DES CLIENTS EN QUÊTE D’EXPÉRIENCES

Comme une revanche sur la crise du Covid, la convivialité revient aussi en force. Franck Le Roux, président d’Evi Hob, société spécialiste de la petite hôtellerie en zone rurale, a misé sur ce besoin de chaleur humaine et d’authenticité. Pour lui, « les gens veulent vivre une expérience ». L’environnement global du lieu doit être de qualité, et plus seulement la chambre et le lit. Et pour s’adapter aux désirs changeants du public, « les hôtels devraient pouvoir changer de déco et de mobilier facilement », selon Hervé Duperret.

Parallèlement, pour répondre à une attente de plus en plus prégnante des clients, mais aussi des investisseurs, le développement durable s’ancre dans l’offre des hôtels, de même que le made in France et les circuits courts, notamment dans les produits alimentaires. « Chez Voco, tous les matelas sont fabriqués à partir de bouteilles en plastique », commente Willemijn Geels.

AUJOURD’HUI, UN HÔTEL EST UN LIEU DE VIE.

LE RECRUTEMENT, UNE OMBRE AU TABLEAU

Mais si les clients se trouvent naturellement au cœur des préoccupations des hôteliers, ils ne sont plus les seuls. Car les hôtels manquent plus de personnel que de clients. Et les difficultés persistantes des établissements à séduire des candidats, qui ne veulent plus forcément travailler le soir ou le week-end, ne sont pas près de s’arranger. « Je suis plutôt inquiet pour les mois à venir », confie Hervé Duperret. Une situation qui pousse les hôteliers à innover pour se rendre attractifs, par exemple en n’imposant plus de codes. Finie la chasse aux piercings et aux jeans troués ! Ce qui a ouvert certaines possibilités en matière de profils… Jean-Baptiste Martin, cofondateur du groupe hôtelier français Suitcase Hospitality, explique : « On accepte de plus en plus les salariés comme ils sont, on sort du profil strictement école hôtelière ».

« On parie sur le savoir-être, la technicité s’apprend », estime de son côté Franck Le Roux. Le rapport entre employeur et salarié est lui aussi en train de changer, donnant une plus large place à la co-construction, c’est-à-dire à une relation basée sur les échanges et les débriefs.
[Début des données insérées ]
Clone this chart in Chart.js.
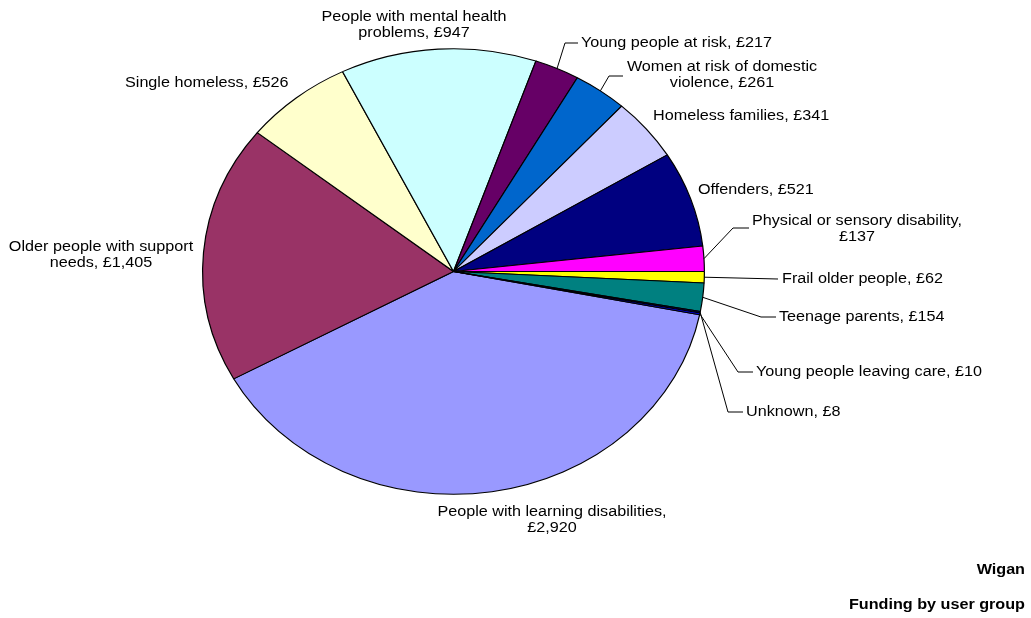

Enfin, autre piste à explorer pour pallier le manque de collaborateurs : l’automatisation de certaines tâches à faible valeur ajoutée humaine, comme les check-in et check-out, afin de réserver le personnel pour le contact avec la clientèle.

De nouvelles attentes côté consommateurs donc, mais aussi côté équipes : ce sont quelques-uns des challenges qui attendent les professionnels dans un contexte de reprise à confirmer.

Serbotel 2021 : une « belle réussite dans le contexte actuel »

Salon des métiers de bouche, de la boulangerie-pâtisserie, de l’hôtellerie de la restauration, la 19e édition de Serbotel s’est déroulée du 17 au 20 octobre à Nantes. Compte tenu du contexte, les organisateurs se réjouissent d’une édition « très honorable » et soulignent la joie qu’ont eu les professionnels du secteur à renouer contact et à se revoir. Plus de 29 000 visiteurs ont ainsi fait le déplacement au Parc des Expositions de Nantes, venant à la rencontre des 420 exposants. Les 28 concours, trophées et challenges organisés ont quant à eux illustré le savoir-faire des professionnels et de leur relève, en présence de chefs, meilleurs ouvriers de France et experts. Parmi les moments forts, les Prix Serbotel ont notamment récompensé les innovations des exposants. Ces derniers ont observé sur cette édition une forte activité business, avec de très nombreux rendez-vous d’affaires, participant d’un sentiment de « redémarrage économique général ».